Task: Note how many lines include the word "chart", and give that number by itself.
***** Source data
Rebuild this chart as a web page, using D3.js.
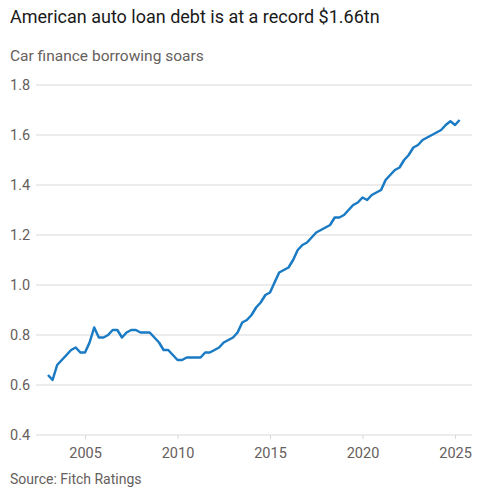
<!DOCTYPE html>
<html>
<head>
<meta charset="utf-8">
<script src="https://cdn.jsdelivr.net/npm/d3@7"></script>
<style>
  body { margin: 0; background: #fff; }
  svg text { font-family: Roboto, "Noto Sans", sans-serif; }
</style>
</head>
<body>
<div id="chart"></div>
<script>
// Quarterly US auto loan debt, $tn, 2003 Q1 to 2025 Q2
const firstYear = 2003;
const debt = [
  0.64, 0.62, 0.68, 0.70, 0.72, 0.74, 0.75, 0.73, 0.73, 0.77,
  0.83, 0.79, 0.79, 0.80, 0.82, 0.82, 0.79, 0.81, 0.82, 0.82,
  0.81, 0.81, 0.81, 0.79, 0.77, 0.74, 0.74, 0.72, 0.70, 0.70,
  0.71, 0.71, 0.71, 0.71, 0.73, 0.73, 0.74, 0.75, 0.77, 0.78,
  0.79, 0.81, 0.85, 0.86, 0.88, 0.91, 0.93, 0.96, 0.97, 1.01,
  1.05, 1.06, 1.07, 1.10, 1.14, 1.16, 1.17, 1.19, 1.21, 1.22,
  1.23, 1.24, 1.27, 1.27, 1.28, 1.30, 1.32, 1.33, 1.35, 1.34,
  1.36, 1.37, 1.38, 1.42, 1.44, 1.46, 1.47, 1.50, 1.52, 1.55,
  1.56, 1.58, 1.59, 1.60, 1.61, 1.62, 1.64, 1.655, 1.64, 1.66
];
const yTicks = [0.4, 0.6, 0.8, 1.0, 1.2, 1.4, 1.6, 1.8];
const xTicks = [2005, 2010, 2015, 2020, 2025];

const width = 480, height = 500;
const gridLeft = 36, gridRight = 472;

const data = debt.map((v, i) => ({
  date: d3.timeMonth.offset(new Date(firstYear, 0, 1), i * 3),
  value: v
}));

const svg = d3.select("#chart").append("svg")
  .attr("width", width)
  .attr("height", height);

const x = d3.scaleTime()
  .domain([new Date(2003, 0, 1), new Date(2025, 3, 1)])
  .range([48, 459.6]);

const y = d3.scaleLinear()
  .domain([0.4, 1.8])
  .range([435, 85]);

// Titles
svg.append("text")
  .attr("x", 10).attr("y", 23)
  .attr("font-size", 18)
  .attr("fill", "#1a1a1a")
  .text("American auto loan debt is at a record $1.66tn");

svg.append("text")
  .attr("x", 10).attr("y", 61)
  .attr("font-size", 15.5)
  .attr("fill", "#66605c")
  .text("Car finance borrowing soars");

// Gridlines + y labels
svg.append("g").selectAll("line")
  .data(yTicks)
  .join("line")
  .attr("x1", gridLeft).attr("x2", gridRight)
  .attr("y1", d => y(d)).attr("y2", d => y(d))
  .attr("stroke", "#d9d9d9")
  .attr("stroke-width", 1);

svg.append("g").selectAll("text")
  .data(yTicks)
  .join("text")
  .attr("x", 10)
  .attr("y", d => y(d))
  .attr("dy", "0.35em")
  .attr("font-size", 14.5)
  .attr("fill", "#66605c")
  .text(d => d.toFixed(1));

// x axis ticks
const xAxis = svg.append("g")
  .attr("transform", `translate(0,${y(0.4)})`)
  .call(d3.axisBottom(x)
    .tickValues(xTicks.map(t => new Date(t, 0, 1)))
    .tickFormat(d3.timeFormat("%Y"))
    .tickSize(4)
    .tickPadding(9));
xAxis.select(".domain").remove();
xAxis.selectAll(".tick line").attr("stroke", "#d9d9d9");
xAxis.selectAll(".tick text")
  .attr("font-size", 14.5)
  .attr("font-family", "Roboto, sans-serif")
  .attr("fill", "#66605c");

// Line
const line = d3.line()
  .x(d => x(d.date))
  .y(d => y(d.value));

svg.append("path")
  .datum(data)
  .attr("d", line)
  .attr("fill", "none")
  .attr("stroke", "#1a7bc4")
  .attr("stroke-width", 2.5)
  .attr("stroke-linejoin", "round");

// Source
svg.append("text")
  .attr("x", 10).attr("y", 484)
  .attr("font-size", 14)
  .attr("fill", "#66605c")
  .text("Source: Fitch Ratings");
</script>
</body>
</html>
**********
Result of this task: 3